##### RECORDS FOR THIS EXERCISE #####
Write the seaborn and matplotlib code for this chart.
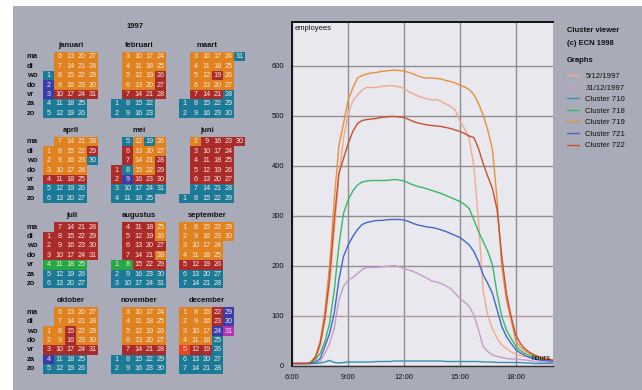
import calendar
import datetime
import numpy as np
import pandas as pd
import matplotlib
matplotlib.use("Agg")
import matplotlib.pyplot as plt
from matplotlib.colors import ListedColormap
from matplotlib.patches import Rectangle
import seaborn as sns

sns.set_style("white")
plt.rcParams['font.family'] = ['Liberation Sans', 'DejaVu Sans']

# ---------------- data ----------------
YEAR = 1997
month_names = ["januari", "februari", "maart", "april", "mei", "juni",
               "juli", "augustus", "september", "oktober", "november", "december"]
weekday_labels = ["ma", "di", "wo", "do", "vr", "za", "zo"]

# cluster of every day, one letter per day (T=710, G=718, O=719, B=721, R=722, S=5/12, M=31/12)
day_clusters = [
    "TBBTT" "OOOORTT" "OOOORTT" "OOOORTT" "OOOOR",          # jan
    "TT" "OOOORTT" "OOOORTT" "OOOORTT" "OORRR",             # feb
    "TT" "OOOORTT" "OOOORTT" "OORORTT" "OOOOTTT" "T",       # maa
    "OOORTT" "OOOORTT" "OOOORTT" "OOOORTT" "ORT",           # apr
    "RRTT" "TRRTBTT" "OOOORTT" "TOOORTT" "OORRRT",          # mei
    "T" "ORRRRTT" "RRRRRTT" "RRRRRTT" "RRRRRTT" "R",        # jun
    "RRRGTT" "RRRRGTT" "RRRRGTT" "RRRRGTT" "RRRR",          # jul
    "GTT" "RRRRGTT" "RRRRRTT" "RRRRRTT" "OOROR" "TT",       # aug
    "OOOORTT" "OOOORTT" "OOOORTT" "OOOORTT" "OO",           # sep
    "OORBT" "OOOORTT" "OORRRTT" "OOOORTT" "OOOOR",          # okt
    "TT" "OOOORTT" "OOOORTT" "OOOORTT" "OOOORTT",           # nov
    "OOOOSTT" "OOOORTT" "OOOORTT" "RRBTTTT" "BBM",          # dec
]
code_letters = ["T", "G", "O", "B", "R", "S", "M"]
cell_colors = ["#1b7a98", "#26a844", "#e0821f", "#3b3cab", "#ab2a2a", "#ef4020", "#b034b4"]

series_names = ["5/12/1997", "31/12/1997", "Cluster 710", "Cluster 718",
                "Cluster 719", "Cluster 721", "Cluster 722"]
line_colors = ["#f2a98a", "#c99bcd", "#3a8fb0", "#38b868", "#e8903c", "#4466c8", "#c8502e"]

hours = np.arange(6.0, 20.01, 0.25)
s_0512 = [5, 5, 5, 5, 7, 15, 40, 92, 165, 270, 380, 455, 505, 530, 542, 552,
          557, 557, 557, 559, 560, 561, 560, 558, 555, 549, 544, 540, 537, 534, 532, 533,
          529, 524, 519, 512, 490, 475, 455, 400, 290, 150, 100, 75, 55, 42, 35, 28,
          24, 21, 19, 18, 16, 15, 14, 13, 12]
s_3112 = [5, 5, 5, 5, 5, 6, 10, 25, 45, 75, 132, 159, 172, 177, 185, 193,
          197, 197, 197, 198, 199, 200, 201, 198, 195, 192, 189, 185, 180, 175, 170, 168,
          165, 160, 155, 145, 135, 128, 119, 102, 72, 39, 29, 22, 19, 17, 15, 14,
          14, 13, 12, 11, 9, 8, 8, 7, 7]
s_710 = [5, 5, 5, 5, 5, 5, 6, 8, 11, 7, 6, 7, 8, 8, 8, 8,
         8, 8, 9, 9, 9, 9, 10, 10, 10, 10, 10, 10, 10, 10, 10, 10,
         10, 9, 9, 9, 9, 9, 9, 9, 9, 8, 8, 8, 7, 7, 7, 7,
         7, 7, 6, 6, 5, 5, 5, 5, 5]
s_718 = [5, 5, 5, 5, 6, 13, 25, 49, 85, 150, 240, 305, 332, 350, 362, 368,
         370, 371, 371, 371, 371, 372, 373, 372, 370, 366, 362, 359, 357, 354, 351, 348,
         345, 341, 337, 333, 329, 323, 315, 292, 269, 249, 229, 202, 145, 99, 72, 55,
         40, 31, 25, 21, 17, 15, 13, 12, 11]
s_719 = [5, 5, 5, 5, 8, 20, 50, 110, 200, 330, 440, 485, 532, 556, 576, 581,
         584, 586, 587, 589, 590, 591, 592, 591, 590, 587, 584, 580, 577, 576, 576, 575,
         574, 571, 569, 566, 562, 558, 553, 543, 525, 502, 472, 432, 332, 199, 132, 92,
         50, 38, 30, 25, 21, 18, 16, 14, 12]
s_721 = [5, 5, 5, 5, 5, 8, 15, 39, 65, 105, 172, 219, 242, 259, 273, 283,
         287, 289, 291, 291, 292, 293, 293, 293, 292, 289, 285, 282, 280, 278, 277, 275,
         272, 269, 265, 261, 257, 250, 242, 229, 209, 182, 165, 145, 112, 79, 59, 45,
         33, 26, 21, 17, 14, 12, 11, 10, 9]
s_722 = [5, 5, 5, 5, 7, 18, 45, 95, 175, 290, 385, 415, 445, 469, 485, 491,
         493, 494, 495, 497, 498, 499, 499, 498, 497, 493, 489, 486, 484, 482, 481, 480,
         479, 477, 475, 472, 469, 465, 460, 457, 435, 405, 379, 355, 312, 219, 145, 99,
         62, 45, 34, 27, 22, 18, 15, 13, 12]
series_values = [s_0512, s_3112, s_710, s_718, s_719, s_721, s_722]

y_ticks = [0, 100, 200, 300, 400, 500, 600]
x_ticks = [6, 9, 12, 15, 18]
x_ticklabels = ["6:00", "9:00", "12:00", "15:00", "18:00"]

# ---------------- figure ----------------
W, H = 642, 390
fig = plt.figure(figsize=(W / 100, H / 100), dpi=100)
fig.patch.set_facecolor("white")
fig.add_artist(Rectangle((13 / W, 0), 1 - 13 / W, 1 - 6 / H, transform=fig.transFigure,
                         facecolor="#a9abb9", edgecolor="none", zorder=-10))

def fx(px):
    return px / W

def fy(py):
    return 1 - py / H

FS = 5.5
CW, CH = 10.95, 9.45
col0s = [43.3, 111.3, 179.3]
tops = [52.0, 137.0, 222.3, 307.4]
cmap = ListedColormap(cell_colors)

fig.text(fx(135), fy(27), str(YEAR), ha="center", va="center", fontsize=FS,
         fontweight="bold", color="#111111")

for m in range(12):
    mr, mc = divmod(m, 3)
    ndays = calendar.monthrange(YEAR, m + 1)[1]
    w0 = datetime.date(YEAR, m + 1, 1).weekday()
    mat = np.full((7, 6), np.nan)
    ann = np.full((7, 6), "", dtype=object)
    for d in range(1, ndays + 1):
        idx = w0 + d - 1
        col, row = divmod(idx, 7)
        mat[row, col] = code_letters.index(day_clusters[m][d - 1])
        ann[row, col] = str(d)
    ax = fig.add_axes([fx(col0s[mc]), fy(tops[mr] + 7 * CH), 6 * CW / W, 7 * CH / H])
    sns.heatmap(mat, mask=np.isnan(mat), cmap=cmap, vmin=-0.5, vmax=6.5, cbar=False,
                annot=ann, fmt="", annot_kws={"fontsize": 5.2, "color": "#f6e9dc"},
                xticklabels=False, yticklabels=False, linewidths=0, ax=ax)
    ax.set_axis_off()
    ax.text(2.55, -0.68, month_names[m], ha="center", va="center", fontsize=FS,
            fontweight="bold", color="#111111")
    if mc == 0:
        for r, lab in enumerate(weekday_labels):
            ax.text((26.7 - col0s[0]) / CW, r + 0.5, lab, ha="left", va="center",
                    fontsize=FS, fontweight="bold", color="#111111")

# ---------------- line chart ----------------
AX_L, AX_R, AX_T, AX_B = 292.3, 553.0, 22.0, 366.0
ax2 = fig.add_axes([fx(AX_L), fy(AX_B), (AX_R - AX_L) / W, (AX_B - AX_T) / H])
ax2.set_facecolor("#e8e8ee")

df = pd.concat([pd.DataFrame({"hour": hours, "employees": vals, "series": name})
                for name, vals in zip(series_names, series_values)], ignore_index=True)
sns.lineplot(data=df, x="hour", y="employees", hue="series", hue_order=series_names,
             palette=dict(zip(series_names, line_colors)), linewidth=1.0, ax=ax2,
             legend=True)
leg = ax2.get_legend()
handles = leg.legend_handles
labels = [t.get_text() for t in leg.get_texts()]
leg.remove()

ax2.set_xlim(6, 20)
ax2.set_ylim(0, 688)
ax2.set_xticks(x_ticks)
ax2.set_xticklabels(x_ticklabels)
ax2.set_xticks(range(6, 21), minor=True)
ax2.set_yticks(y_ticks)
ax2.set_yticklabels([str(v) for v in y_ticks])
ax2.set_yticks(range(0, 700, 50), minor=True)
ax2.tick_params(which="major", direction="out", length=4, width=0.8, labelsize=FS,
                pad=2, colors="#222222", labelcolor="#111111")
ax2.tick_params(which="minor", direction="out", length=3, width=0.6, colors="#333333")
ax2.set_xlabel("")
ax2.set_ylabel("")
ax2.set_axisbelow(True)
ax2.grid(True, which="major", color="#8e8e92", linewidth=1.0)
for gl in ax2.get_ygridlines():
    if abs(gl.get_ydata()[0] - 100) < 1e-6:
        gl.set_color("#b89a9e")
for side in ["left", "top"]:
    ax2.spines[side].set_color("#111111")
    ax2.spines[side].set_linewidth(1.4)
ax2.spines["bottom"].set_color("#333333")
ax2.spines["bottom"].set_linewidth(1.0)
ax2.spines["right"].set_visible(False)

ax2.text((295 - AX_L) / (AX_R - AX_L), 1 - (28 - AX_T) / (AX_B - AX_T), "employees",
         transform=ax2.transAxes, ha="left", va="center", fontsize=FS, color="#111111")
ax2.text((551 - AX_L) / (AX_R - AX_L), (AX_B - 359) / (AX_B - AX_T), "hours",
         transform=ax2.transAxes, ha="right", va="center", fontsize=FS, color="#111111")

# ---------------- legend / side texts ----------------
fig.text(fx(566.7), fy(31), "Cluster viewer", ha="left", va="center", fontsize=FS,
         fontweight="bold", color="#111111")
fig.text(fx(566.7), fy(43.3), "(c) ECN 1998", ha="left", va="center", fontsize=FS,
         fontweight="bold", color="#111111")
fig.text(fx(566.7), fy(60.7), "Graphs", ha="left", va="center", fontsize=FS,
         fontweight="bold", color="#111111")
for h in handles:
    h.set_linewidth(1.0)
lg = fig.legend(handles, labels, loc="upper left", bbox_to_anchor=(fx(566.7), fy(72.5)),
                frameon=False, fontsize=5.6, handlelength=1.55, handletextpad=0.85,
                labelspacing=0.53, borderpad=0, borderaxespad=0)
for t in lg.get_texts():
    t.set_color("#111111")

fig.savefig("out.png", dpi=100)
#####
##### RECORDS FOR THIS EXERCISE #####
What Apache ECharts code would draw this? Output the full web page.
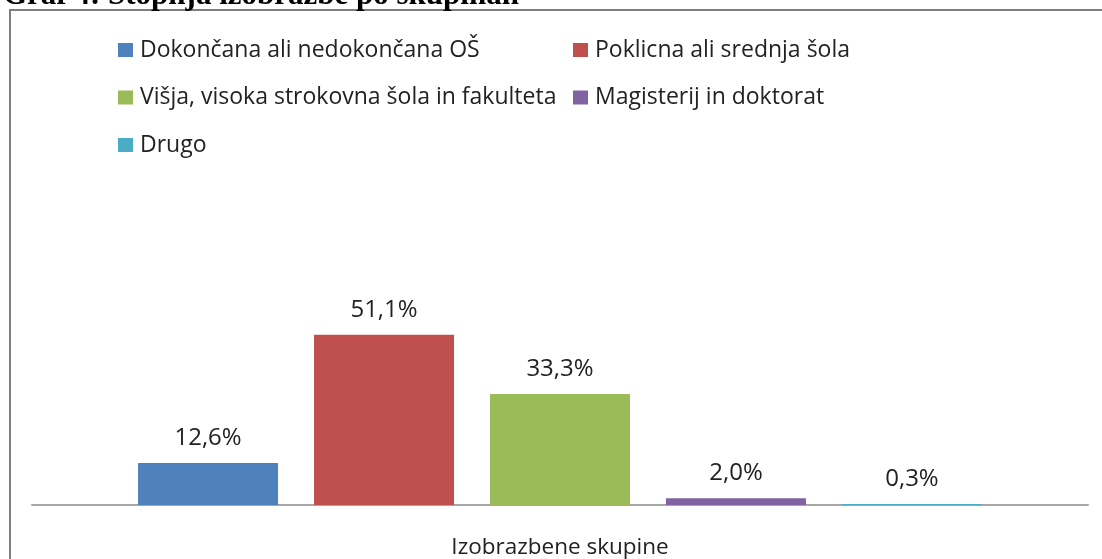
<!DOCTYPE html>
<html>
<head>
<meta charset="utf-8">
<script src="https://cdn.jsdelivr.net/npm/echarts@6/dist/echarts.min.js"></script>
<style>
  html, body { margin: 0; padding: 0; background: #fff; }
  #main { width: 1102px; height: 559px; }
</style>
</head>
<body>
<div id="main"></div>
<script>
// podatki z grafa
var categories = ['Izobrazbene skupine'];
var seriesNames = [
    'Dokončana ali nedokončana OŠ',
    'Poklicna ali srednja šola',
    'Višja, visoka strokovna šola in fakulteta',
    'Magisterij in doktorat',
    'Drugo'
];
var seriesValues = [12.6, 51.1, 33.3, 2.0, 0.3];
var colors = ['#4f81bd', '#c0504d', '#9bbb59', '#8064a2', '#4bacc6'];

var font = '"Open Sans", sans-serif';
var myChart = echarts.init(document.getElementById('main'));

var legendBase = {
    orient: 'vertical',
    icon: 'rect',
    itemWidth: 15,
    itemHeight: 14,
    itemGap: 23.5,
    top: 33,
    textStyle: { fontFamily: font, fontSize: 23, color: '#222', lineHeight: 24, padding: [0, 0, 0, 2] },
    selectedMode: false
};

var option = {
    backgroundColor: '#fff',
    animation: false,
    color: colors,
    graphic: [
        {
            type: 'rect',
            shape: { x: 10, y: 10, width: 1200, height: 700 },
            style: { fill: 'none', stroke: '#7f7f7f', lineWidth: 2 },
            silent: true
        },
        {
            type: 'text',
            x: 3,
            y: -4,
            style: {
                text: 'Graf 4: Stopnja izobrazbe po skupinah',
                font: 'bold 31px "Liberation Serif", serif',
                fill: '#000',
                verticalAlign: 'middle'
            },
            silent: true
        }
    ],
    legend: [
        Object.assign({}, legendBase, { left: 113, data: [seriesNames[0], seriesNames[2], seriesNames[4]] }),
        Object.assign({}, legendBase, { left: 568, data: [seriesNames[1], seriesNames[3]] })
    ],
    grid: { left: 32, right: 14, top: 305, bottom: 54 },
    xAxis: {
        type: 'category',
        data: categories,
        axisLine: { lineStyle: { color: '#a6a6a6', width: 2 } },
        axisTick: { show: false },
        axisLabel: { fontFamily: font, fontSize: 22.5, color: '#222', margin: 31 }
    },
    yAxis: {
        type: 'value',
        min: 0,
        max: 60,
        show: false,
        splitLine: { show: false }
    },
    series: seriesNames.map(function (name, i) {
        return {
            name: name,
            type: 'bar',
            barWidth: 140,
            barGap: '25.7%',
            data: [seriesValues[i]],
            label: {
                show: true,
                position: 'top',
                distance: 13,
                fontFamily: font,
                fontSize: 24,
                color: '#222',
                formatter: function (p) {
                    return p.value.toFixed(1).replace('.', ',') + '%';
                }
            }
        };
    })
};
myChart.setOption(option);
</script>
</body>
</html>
#####
GOAL:
Go through the records above, find every line with the word "seaborn", and list those lines.

RESULT OF THIS EXERCISE:
Write the seaborn and matplotlib code for this chart.
import seaborn as sns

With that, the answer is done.